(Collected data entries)
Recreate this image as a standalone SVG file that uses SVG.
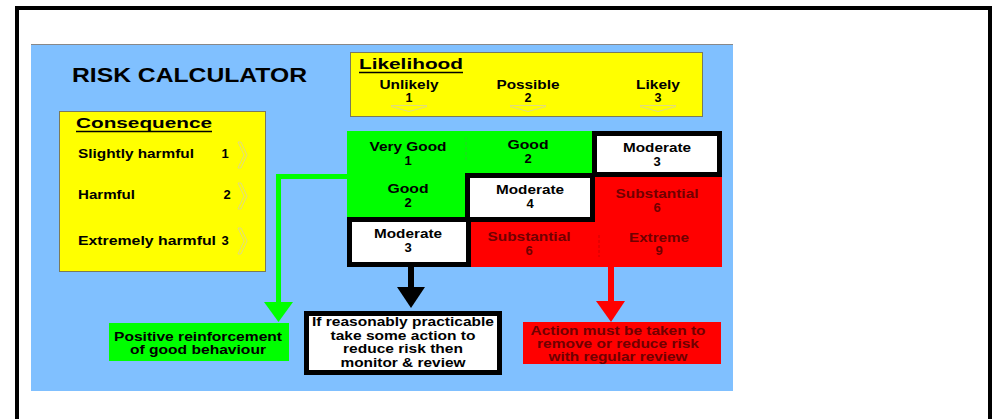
<svg xmlns="http://www.w3.org/2000/svg" width="994" height="419" viewBox="0 0 994 419">
<style>
text{font-family:"Liberation Sans",Arial,sans-serif;font-weight:bold;fill:#000}
.c{text-anchor:middle}
.t13{font-size:12.5px}
.t14{font-size:13px}
.dr{fill:#700000}
.yel{fill:#ffff00;stroke:#7a7a5a;stroke-width:1}
.grn{fill:#00ff00}
.red{fill:#ff0000}
.mod{fill:#ffffff;stroke:#000;stroke-width:5}
.faint{fill:none;stroke:#d8d2a0;stroke-width:0.8}
.div{stroke:#5a9a5a;stroke-width:0.8;stroke-dasharray:3 2;opacity:0.6}
.ul{stroke:#000;stroke-width:1.5}
</style>
<rect x="0" y="0" width="994" height="419" fill="#ffffff"/>
<rect x="17" y="8" width="973" height="430" fill="none" stroke="#000" stroke-width="4"/>
<rect x="31" y="44" width="702" height="347" fill="#80c0ff"/>
<line x1="31" y1="44.5" x2="733" y2="44.5" stroke="#888" stroke-width="1"/>
<text x="72" y="82" font-size="19.5" textLength="235" lengthAdjust="spacingAndGlyphs">RISK CALCULATOR</text>

<g id="consequence">
<rect class="yel" x="59.5" y="111.5" width="206" height="160"/>
<text x="76" y="128" font-size="15" textLength="136" lengthAdjust="spacingAndGlyphs">Consequence</text>
<line class="ul" x1="76" y1="131.5" x2="212" y2="131.5"/>
<text x="78" y="158" font-size="12.5" textLength="116" lengthAdjust="spacingAndGlyphs">Slightly harmful</text>
<text class="c" x="225" y="158" font-size="13">1</text>
<text x="78" y="199" font-size="12.5" textLength="57" lengthAdjust="spacingAndGlyphs">Harmful</text>
<text class="c" x="227" y="199" font-size="13">2</text>
<text x="78" y="245" font-size="12.5" textLength="138" lengthAdjust="spacingAndGlyphs">Extremely harmful</text>
<text class="c" x="225" y="245" font-size="13">3</text>
<path class="faint" d="M238,142 L241,142 L247,155 L241,168 L238,168 L244,155 Z"/>
<path class="faint" d="M238,183 L241,183 L247,196 L241,209 L238,209 L244,196 Z"/>
<path class="faint" d="M238,228 L241,228 L247,241 L241,254 L238,254 L244,241 Z"/>
</g>

<g id="likelihood">
<rect class="yel" x="350.5" y="52.5" width="352" height="64"/>
<text x="359" y="69" font-size="15.5" textLength="104" lengthAdjust="spacingAndGlyphs">Likelihood</text>
<line class="ul" x1="359" y1="72.5" x2="463" y2="72.5"/>
<text class="c t13" x="409" y="89" textLength="59" lengthAdjust="spacingAndGlyphs">Unlikely</text>
<text class="c t13" x="409" y="102">1</text>
<text class="c t13" x="528" y="89" textLength="63" lengthAdjust="spacingAndGlyphs">Possible</text>
<text class="c t13" x="528" y="102">2</text>
<text class="c t13" x="658" y="89" textLength="44" lengthAdjust="spacingAndGlyphs">Likely</text>
<text class="c t13" x="658" y="102">3</text>
<path class="faint" d="M391,105.5 L427,105.5 M391,106.5 L409,111.5 L427,106.5"/>
<path class="faint" d="M510,105.5 L546,105.5 M510,106.5 L528,111.5 L546,106.5"/>
<path class="faint" d="M640,105.5 L676,105.5 M640,106.5 L658,111.5 L676,106.5"/>
</g>

<g id="grid-background">
<rect class="grn" x="347" y="131" width="248" height="44"/>
<rect class="grn" x="347" y="173" width="121" height="46"/>
<rect class="red" x="593" y="175" width="129" height="46"/>
<rect class="red" x="469" y="219" width="253" height="48"/>
<line class="div" x1="466" y1="137" x2="466" y2="162"/>
<line class="div" x1="599" y1="235" x2="599" y2="257" style="stroke:#a00000"/>
</g>

<g id="cell-very-good-1">
<text class="c t14" x="408" y="151" textLength="77" lengthAdjust="spacingAndGlyphs">Very Good</text>
<text class="c t14" x="408" y="164.5">1</text>
</g>
<g id="cell-good-2a">
<text class="c t14" x="528" y="149" textLength="41" lengthAdjust="spacingAndGlyphs">Good</text>
<text class="c t14" x="528" y="162.5">2</text>
</g>
<g id="cell-moderate-3a">
<rect class="mod" x="594.5" y="133.5" width="125" height="41"/>
<text class="c t14" x="657" y="152" textLength="68" lengthAdjust="spacingAndGlyphs">Moderate</text>
<text class="c t14" x="657" y="166">3</text>
</g>
<g id="cell-good-2b">
<text class="c t14" x="408" y="193" textLength="41" lengthAdjust="spacingAndGlyphs">Good</text>
<text class="c t14" x="408" y="207">2</text>
</g>
<g id="cell-moderate-4">
<rect class="mod" x="467.5" y="175.5" width="125" height="44"/>
<text class="c t14" x="530" y="194" textLength="68" lengthAdjust="spacingAndGlyphs">Moderate</text>
<text class="c t14" x="530" y="207.5">4</text>
</g>
<g id="cell-substantial-6a">
<text class="c t14 dr" x="657" y="198" textLength="83" lengthAdjust="spacingAndGlyphs">Substantial</text>
<text class="c t14 dr" x="657" y="211.5">6</text>
</g>
<g id="cell-moderate-3b">
<rect class="mod" x="349.5" y="219.5" width="119" height="45"/>
<text class="c t14" x="408" y="238" textLength="68" lengthAdjust="spacingAndGlyphs">Moderate</text>
<text class="c t14" x="408" y="252">3</text>
</g>
<g id="cell-substantial-6b">
<text class="c t14 dr" x="529" y="241" textLength="83" lengthAdjust="spacingAndGlyphs">Substantial</text>
<text class="c t14 dr" x="529" y="254.5">6</text>
</g>
<g id="cell-extreme-9">
<text class="c t14 dr" x="659" y="241.5" textLength="60" lengthAdjust="spacingAndGlyphs">Extreme</text>
<text class="c t14 dr" x="659" y="255">9</text>
</g>

<g id="connectors">
<polyline points="348,176.5 278.5,176.5 278.5,304" fill="none" stroke="#00ff00" stroke-width="5"/>
<polygon points="264,302 293,302 278.5,322" fill="#00ff00"/>
<line x1="411" y1="266" x2="411" y2="289" stroke="#000" stroke-width="6"/>
<polygon points="397,287 425,287 411,308" fill="#000"/>
<line x1="611" y1="266" x2="611" y2="303" stroke="#ff0000" stroke-width="6"/>
<polygon points="596,301 625,301 611,322" fill="#ff0000"/>
</g>

<g id="outcome-positive">
<rect class="grn" x="109" y="323" width="180" height="38"/>
<text class="c t13" x="198" y="340.5" textLength="168" lengthAdjust="spacingAndGlyphs">Positive reinforcement</text>
<text class="c t13" x="198" y="354" textLength="136" lengthAdjust="spacingAndGlyphs">of good behaviour</text>
</g>
<g id="outcome-monitor">
<rect x="306.5" y="313.5" width="193" height="59" fill="#ffffff" stroke="#000" stroke-width="5"/>
<text class="c t13" x="403" y="326" textLength="182" lengthAdjust="spacingAndGlyphs">If reasonably practicable</text>
<text class="c t13" x="403" y="339.5" textLength="145" lengthAdjust="spacingAndGlyphs">take some action to</text>
<text class="c t13" x="403" y="353" textLength="120" lengthAdjust="spacingAndGlyphs">reduce risk then</text>
<text class="c t13" x="403" y="366.5" textLength="125" lengthAdjust="spacingAndGlyphs">monitor &amp; review</text>
</g>
<g id="outcome-action">
<rect class="red" x="523" y="322" width="198" height="42"/>
<text class="c t13 dr" x="618" y="335" textLength="175" lengthAdjust="spacingAndGlyphs">Action must be taken to</text>
<text class="c t13 dr" x="618" y="348" textLength="162" lengthAdjust="spacingAndGlyphs">remove or reduce risk</text>
<text class="c t13 dr" x="618" y="361" textLength="139" lengthAdjust="spacingAndGlyphs">with regular review</text>
</g>
</svg>
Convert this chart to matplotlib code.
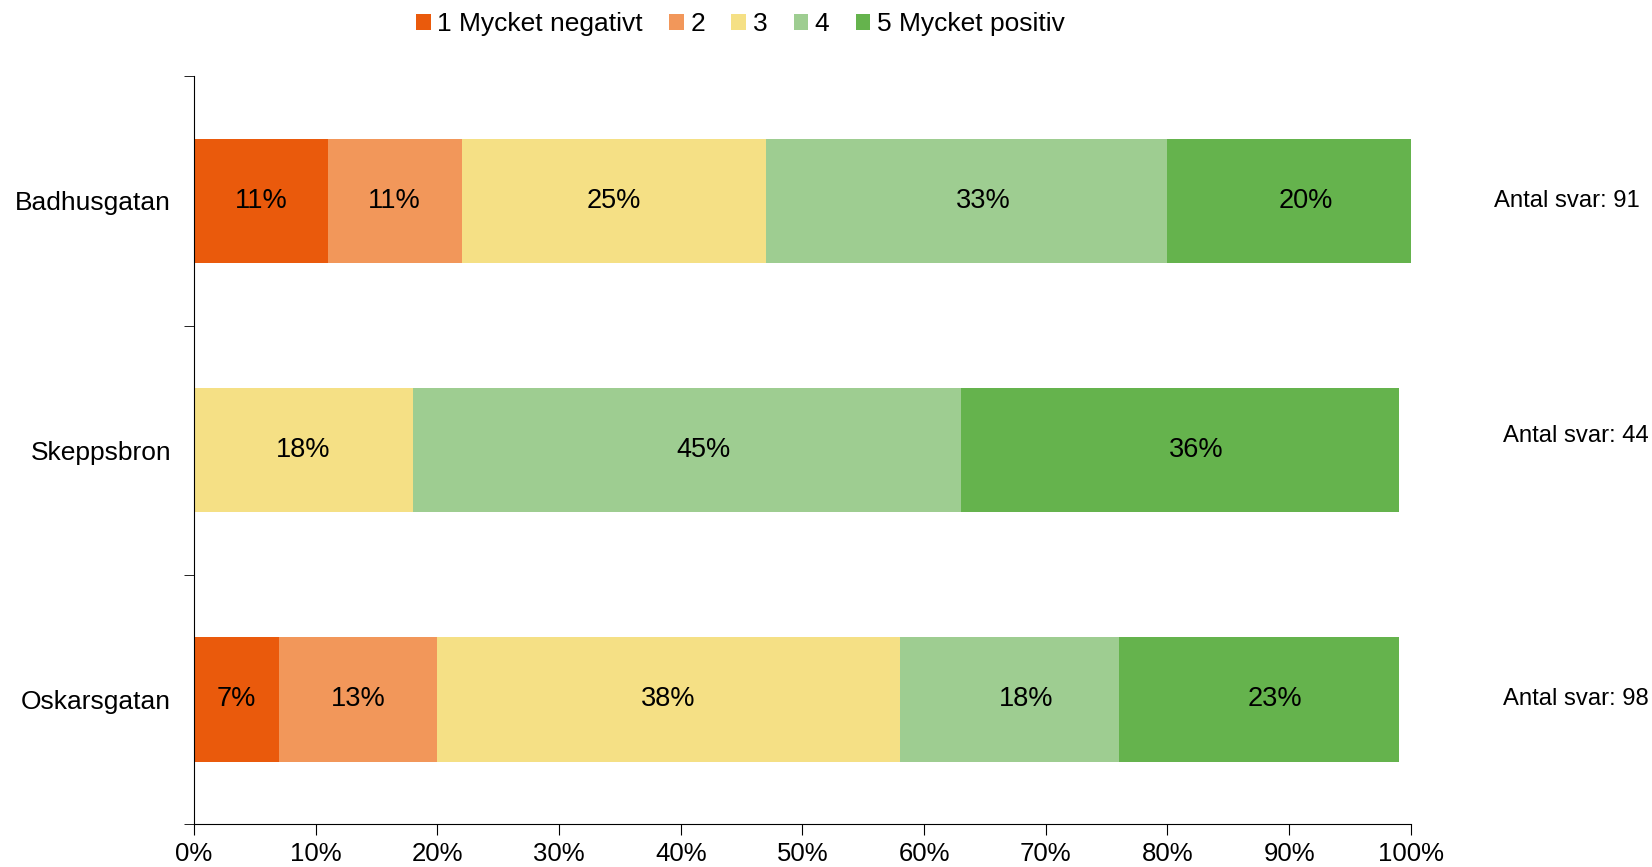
import matplotlib.pyplot as plt
import numpy as np

plt.rcParams['font.family'] = ['Liberation Sans', 'DejaVu Sans']

streets = ['Badhusgatan', 'Skeppsbron', 'Oskarsgatan']
answers = [91, 44, 98]
levels = ['1 Mycket negativt', '2', '3', '4', '5 Mycket positiv']
# percent per level, one list per street
badhus = [11, 11, 25, 33, 20]
skepps = [0, 0, 18, 45, 36]
oskars = [7, 13, 38, 18, 23]
colors = ['#EA5A0C', '#F2975A', '#F5E085', '#9ECD91', '#65B34D']

data = np.array([badhus, skepps, oskars])
fig = plt.figure(figsize=(16.52, 8.67), dpi=100)
ax = fig.add_axes([0.1174, 0.0496, 0.7366, 0.8624])

# labels of the two green levels sit a bit right of centre in the original
label_shift = [0, 0, 0, 12, 12]

ypos = np.arange(len(streets))
left = np.zeros(len(streets))
for i, lev in enumerate(levels):
    vals = data[:, i]
    ax.barh(ypos, vals, left=left, height=0.5, color=colors[i], label=lev)
    for y, v, l in zip(ypos, vals, left):
        if v > 0:
            ax.annotate('%d%%' % v, (l + v / 2, y), xytext=(label_shift[i], 0),
                        textcoords='offset points', ha='center', va='center', fontsize=19.5)
    left = left + vals

ax.set_xlim(0, 100)
ax.set_ylim(2.5, -0.5)
ax.set_xticks(np.arange(0, 101, 10))
ax.set_xticklabels(['%d%%' % x for x in range(0, 101, 10)], fontsize=18.5)
ax.set_yticks(ypos)
ax.set_yticklabels(streets, fontsize=19)
ax.set_yticks([-0.5, 0.5, 1.5, 2.5], minor=True)
ax.tick_params(axis='y', which='major', length=0, pad=16.5)
ax.tick_params(axis='y', which='minor', length=7, direction='out')
ax.tick_params(axis='x', length=8, direction='out', pad=5)
ax.spines['top'].set_visible(False)
ax.spines['right'].set_visible(False)

right_edges = [1640, 1649, 1649]
offsets = [0.0, -0.055, 0.0]
for y, n, off, r in zip(ypos, answers, offsets, right_edges):
    ax.text(1.0 + (r - 1411) / 1217.0, y + off, 'Antal svar: %d' % n,
            transform=ax.get_yaxis_transform(), ha='right', va='center', fontsize=17.2)

ax.legend(loc='upper center', bbox_to_anchor=(0.449, 1.1), ncol=5, frameon=False,
          fontsize=19, handlelength=0.55, handleheight=0.55, handletextpad=0.25,
          columnspacing=1.0, borderaxespad=0)

fig.savefig('out.png', dpi=100)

Written exercise: In the listing above, find the line containing "Convert this chart to matplotlib code." and the line containing "plt.rcParams['font.family'] = ['Liberation", then write out both of them and every line between, exactly, with no pictures.

Finished exercise:
Convert this chart to matplotlib code.
import matplotlib.pyplot as plt
import numpy as np

plt.rcParams['font.family'] = ['Liberation Sans', 'DejaVu Sans']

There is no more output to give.